Doom… era da tempo che non mi capitava piu’ tra le mani un bel disco doom, un po’ perchè comunque questo genere di nicchia era e di nicchia continua a restare, un po’ perchè le influenze di altri generi o sottogeneri si fanno sentire un po’ dappertutto, miscelandosi ed andando a creare a volte lavori superbi, a volte cd utili per giocare a freesbee con il cane in giardino.
Partiamo dall’inizio: band sconosciuta ai piu’, un solo album vero alle spalle datato peraltro 1998, un singer di razza: Gerrit P. Mutz, il singer dei Sacred Steel, che ci tiene a non considerare questo come un progetto estemporaneo ma come una vera entità musicale in tutto e per tutto.
Cosa ci propongono lo abbiamo già descritto in precedenza: nulla piu’, nulla meno che un album doom.
Un po’ di riferimenti ai maestri del genere, i Candlemass, ma in linea di massima un lavoro genuino costruito per l’ugola del buon Mutz, che ci mostra buonissime doti vocali (ma su questo avevamo pochi dubbi) mentre per il resto non mette alla ribalta alcuna dote particolare e degna di nota.
Il disco nel suo insieme scorre via, ma non graffia mai pur nella sua malinconia e desolazione.
Il clima che crea attorno a chi lo ascolta, che è sempre stata una delle doti che ho apprezzato di piu’ nel doom, perchè come pochi altri generi riesce a portarti via dalla realtà trascinandoti in un mondo di silenzio, tristezza, dai colori sfumati ed autunnali, qui non è così definito.
L’opener “The Music Of Despair” è quanto di più classico ci si possa aspetare, con un incedere cadenzato e una voce che rallenta all’infinito le parole, creando un suono malinconico e grave.
Ancora più lenta riesce ad essere la veramente triste “Throne Of Isolation”, che si sviluppa intorno alla voce del singer, con un misero accompagnamento di chitarra e batteria quasi nascosta, a far capolino solo per dettare il ritmo, per poi riprendersi con un attacco di guitars e il ritorno in auge del drummer, giocando per tutta la sua durata tra spezzoni assolutamente minimalisti e riprese di ritmo.
“Burn Another Sinner” ci sveglia dal torpore, con un attacco cattivissimo e, udite udite, veloce, per un brano che sembra centrare veramente poco con il resto del disco ma che in realtà preso singolarmente si dimostra uno dei più solidi dell’intero lavoro. Questo è tutto meno che doom, siamo su un heavy metal anni ’80, ma niente da dire, un bel carattere per una song che se non altro si fa ricordare già dopo il primo ascolto pur non essendo nulla di trascendentale.

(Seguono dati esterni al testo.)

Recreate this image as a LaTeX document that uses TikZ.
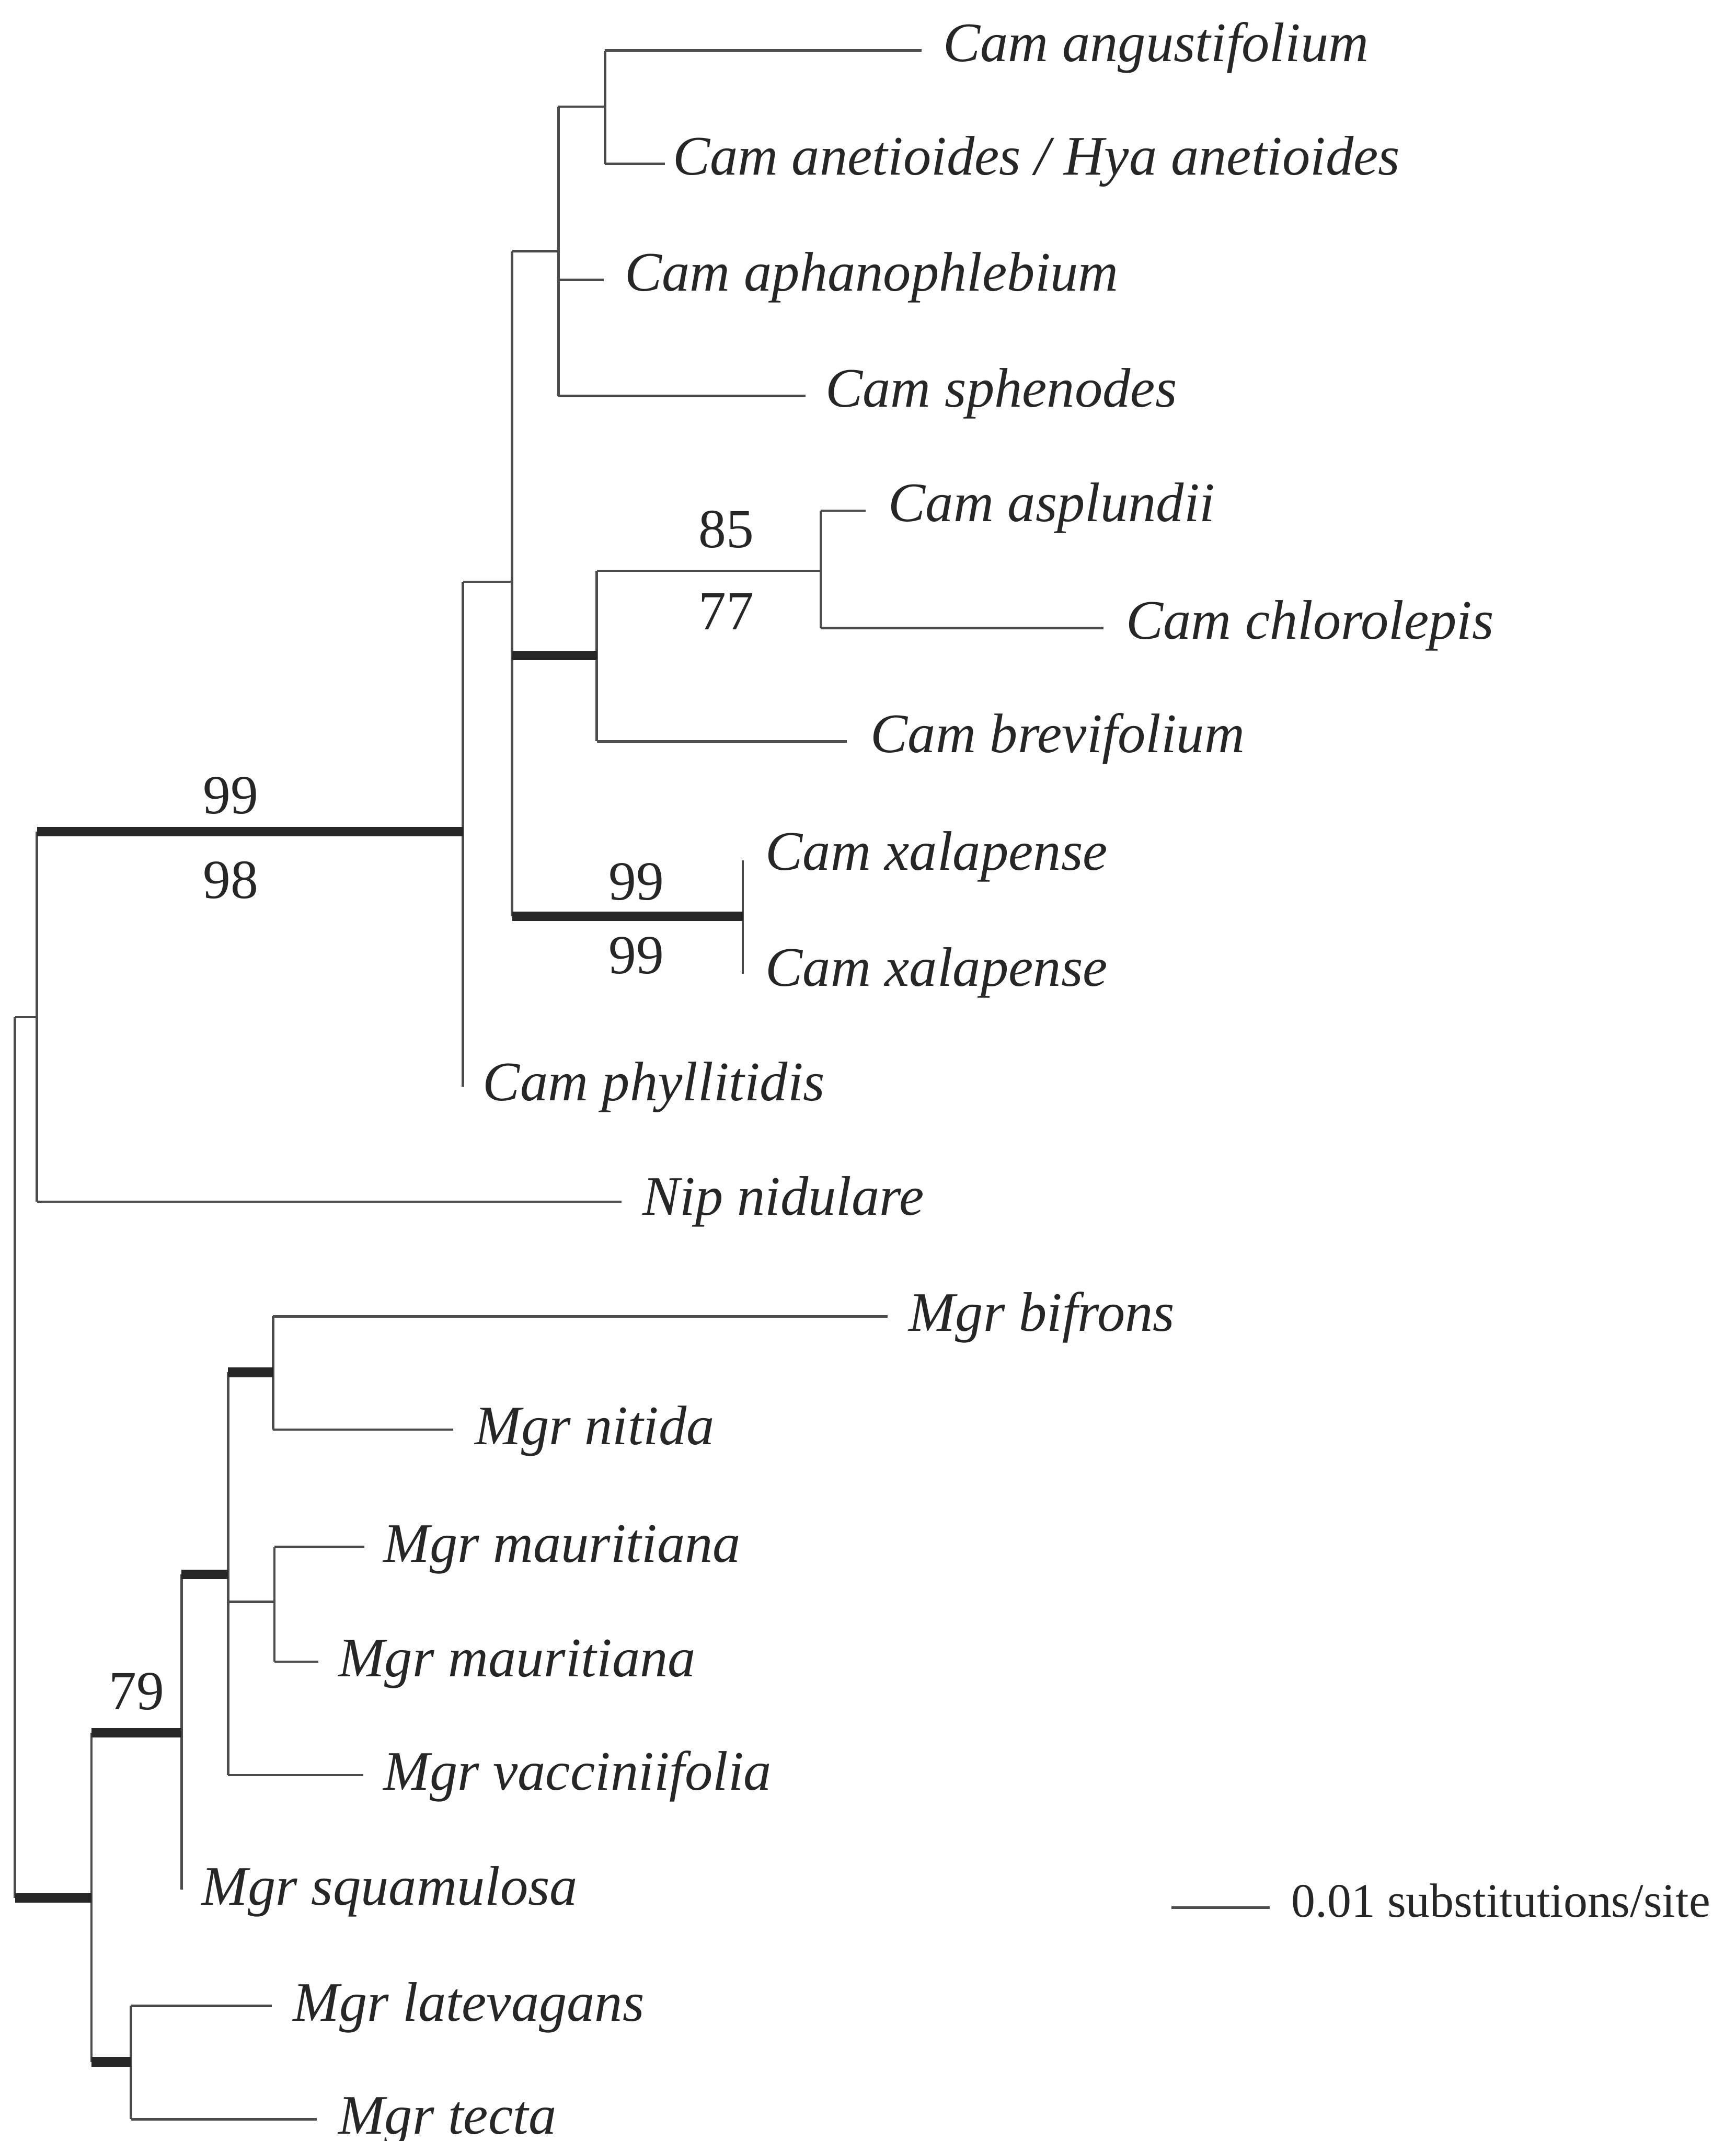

I brani che seguono sono però un ritorno alle sonorità precedenti, con particolare menzione per “All The Gods You Worship” e “The Oath Of The Witch”, pura desolazione e solitudine, con la prima che però si fa notare per il suo finale più rapido ed aggressivo.
In conclusione, vista la scarsità di cd doom presenti sul mercato anche questo potrebbe valere l’acquisto da parte di un appassionato, che certo non resterà deluso. Per tutti gli altri, un disco assolutamente convenzionale, senza un briciolo di personalità o di innovazione, che mostra le buone doti del gruppo ma che alla fine va a collocarsi assolutamente nella media, con una buona produzione alle spalle, ma che non colpisce mai per davvero.
Magari se per le prossime uscite non dovessimo di nuovo aspettare undici anni potremmo valutare eventuali evoluzioni del sound e sentir parlare ancora di questi Dawn of Winter.